═══ SUPPLIED RECORDS
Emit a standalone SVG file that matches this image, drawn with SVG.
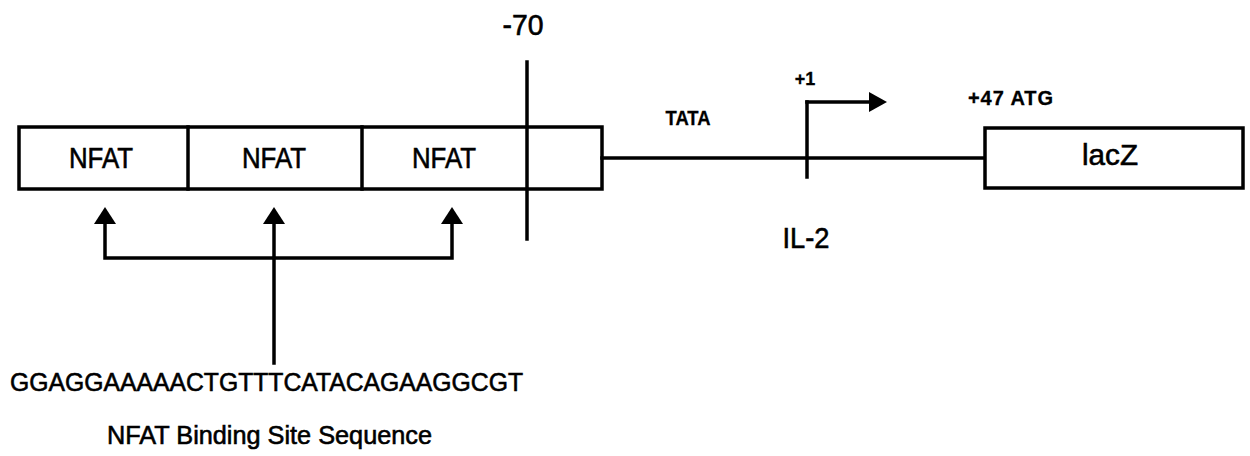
<svg xmlns="http://www.w3.org/2000/svg" width="1250" height="456" viewBox="0 0 1250 456">
<style>
.ln{stroke:#000;stroke-width:3.5;fill:none;stroke-linecap:square}
.box{stroke:#000;stroke-width:3.5;fill:#fff}
.ah{fill:#000;stroke:none}
.t{font-family:"Liberation Sans",Arial,Helvetica,sans-serif;fill:#000;stroke:#000;stroke-width:0.6}
.b{font-weight:bold;stroke-width:0.3}
</style>
<rect width="1250" height="456" fill="#fff"/>
<g id="construct">
<rect id="promoter-box" class="box" x="19" y="127" width="583" height="62"/>
<g id="nfat1">
<line class="ln" x1="188" y1="127" x2="188" y2="189"/>
<text class="t" x="101" y="168" font-size="29" text-anchor="middle" textLength="64" lengthAdjust="spacingAndGlyphs">NFAT</text>
</g>
<g id="nfat2">
<line class="ln" x1="362" y1="127" x2="362" y2="189"/>
<text class="t" x="274" y="168" font-size="29" text-anchor="middle" textLength="64" lengthAdjust="spacingAndGlyphs">NFAT</text>
</g>
<g id="nfat3">
<text class="t" x="444" y="168" font-size="29" text-anchor="middle" textLength="64" lengthAdjust="spacingAndGlyphs">NFAT</text>
</g>
</g>
<g id="marker-70">
<line class="ln" x1="527" y1="62" x2="527" y2="239"/>
<text class="t" x="523" y="35" font-size="29" text-anchor="middle" textLength="41" lengthAdjust="spacingAndGlyphs">-70</text>
</g>
<g id="il2-promoter">
<line class="ln" x1="602" y1="158" x2="985" y2="158"/>
<text class="t b" x="688" y="125" font-size="20" text-anchor="middle" textLength="45" lengthAdjust="spacingAndGlyphs">TATA</text>
<text class="t" x="806" y="248" font-size="29" text-anchor="middle" textLength="47" lengthAdjust="spacingAndGlyphs">IL-2</text>
</g>
<g id="start-site">
<line class="ln" x1="807" y1="177" x2="807" y2="102"/>
<line class="ln" x1="807" y1="102" x2="872" y2="102"/>
<polygon class="ah" points="887,102 869,92 869,112"/>
<text class="t b" x="805" y="85" font-size="18" text-anchor="middle">+1</text>
</g>
<g id="lacZ">
<rect class="box" x="985" y="128" width="258" height="60"/>
<text class="t" x="1110" y="165" font-size="30" text-anchor="middle" textLength="56" lengthAdjust="spacingAndGlyphs">lacZ</text>
<text class="t b" x="968" y="105" font-size="20" textLength="85" lengthAdjust="spacing">+47 ATG</text>
</g>
<g id="connectors">
<polyline class="ln" points="105,222 105,258 452,258 452,222"/>
<line class="ln" x1="274" y1="222" x2="274" y2="363"/>
<polygon class="ah" points="105,207 94,224 116,224"/>
<polygon class="ah" points="274,207 263,224 285,224"/>
<polygon class="ah" points="452,207 441,224 463,224"/>
</g>
<g id="sequence">
<text class="t" x="10" y="391" font-size="26" textLength="513" lengthAdjust="spacingAndGlyphs">GGAGGAAAAACTGTTTCATACAGAAGGCGT</text>
<text class="t" x="107" y="444" font-size="26" textLength="325" lengthAdjust="spacingAndGlyphs">NFAT Binding Site Sequence</text>
</g>
</svg>
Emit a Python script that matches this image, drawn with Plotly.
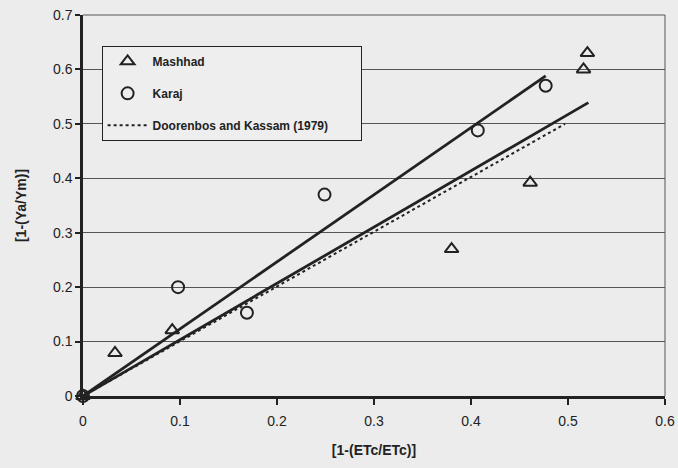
══════
## WHAT YOU SHOULD DO
Each record above is to be restated exactly, with its pictures removed from the copy.

## OUTPUT FOR THIS TASK
Emit a standalone SVG file that matches this image, drawn with SVG.
<svg xmlns="http://www.w3.org/2000/svg" width="1250" height="456" viewBox="0 0 1250 456">
<style>
.ln{stroke:#000;stroke-width:3.5;fill:none;stroke-linecap:square}
.box{stroke:#000;stroke-width:3.5;fill:#fff}
.ah{fill:#000;stroke:none}
.t{font-family:"Liberation Sans",Arial,Helvetica,sans-serif;fill:#000;stroke:#000;stroke-width:0.6}
.b{font-weight:bold;stroke-width:0.3}
</style>
<rect width="1250" height="456" fill="#fff"/>
<g id="construct">
<rect id="promoter-box" class="box" x="19" y="127" width="583" height="62"/>
<g id="nfat1">
<line class="ln" x1="188" y1="127" x2="188" y2="189"/>
<text class="t" x="101" y="168" font-size="29" text-anchor="middle" textLength="64" lengthAdjust="spacingAndGlyphs">NFAT</text>
</g>
<g id="nfat2">
<line class="ln" x1="362" y1="127" x2="362" y2="189"/>
<text class="t" x="274" y="168" font-size="29" text-anchor="middle" textLength="64" lengthAdjust="spacingAndGlyphs">NFAT</text>
</g>
<g id="nfat3">
<text class="t" x="444" y="168" font-size="29" text-anchor="middle" textLength="64" lengthAdjust="spacingAndGlyphs">NFAT</text>
</g>
</g>
<g id="marker-70">
<line class="ln" x1="527" y1="62" x2="527" y2="239"/>
<text class="t" x="523" y="35" font-size="29" text-anchor="middle" textLength="41" lengthAdjust="spacingAndGlyphs">-70</text>
</g>
<g id="il2-promoter">
<line class="ln" x1="602" y1="158" x2="985" y2="158"/>
<text class="t b" x="688" y="125" font-size="20" text-anchor="middle" textLength="45" lengthAdjust="spacingAndGlyphs">TATA</text>
<text class="t" x="806" y="248" font-size="29" text-anchor="middle" textLength="47" lengthAdjust="spacingAndGlyphs">IL-2</text>
</g>
<g id="start-site">
<line class="ln" x1="807" y1="177" x2="807" y2="102"/>
<line class="ln" x1="807" y1="102" x2="872" y2="102"/>
<polygon class="ah" points="887,102 869,92 869,112"/>
<text class="t b" x="805" y="85" font-size="18" text-anchor="middle">+1</text>
</g>
<g id="lacZ">
<rect class="box" x="985" y="128" width="258" height="60"/>
<text class="t" x="1110" y="165" font-size="30" text-anchor="middle" textLength="56" lengthAdjust="spacingAndGlyphs">lacZ</text>
<text class="t b" x="968" y="105" font-size="20" textLength="85" lengthAdjust="spacing">+47 ATG</text>
</g>
<g id="connectors">
<polyline class="ln" points="105,222 105,258 452,258 452,222"/>
<line class="ln" x1="274" y1="222" x2="274" y2="363"/>
<polygon class="ah" points="105,207 94,224 116,224"/>
<polygon class="ah" points="274,207 263,224 285,224"/>
<polygon class="ah" points="452,207 441,224 463,224"/>
</g>
<g id="sequence">
<text class="t" x="10" y="391" font-size="26" textLength="513" lengthAdjust="spacingAndGlyphs">GGAGGAAAAACTGTTTCATACAGAAGGCGT</text>
<text class="t" x="107" y="444" font-size="26" textLength="325" lengthAdjust="spacingAndGlyphs">NFAT Binding Site Sequence</text>
</g>
</svg>
Emit a Python script that matches this image, drawn with Plotly.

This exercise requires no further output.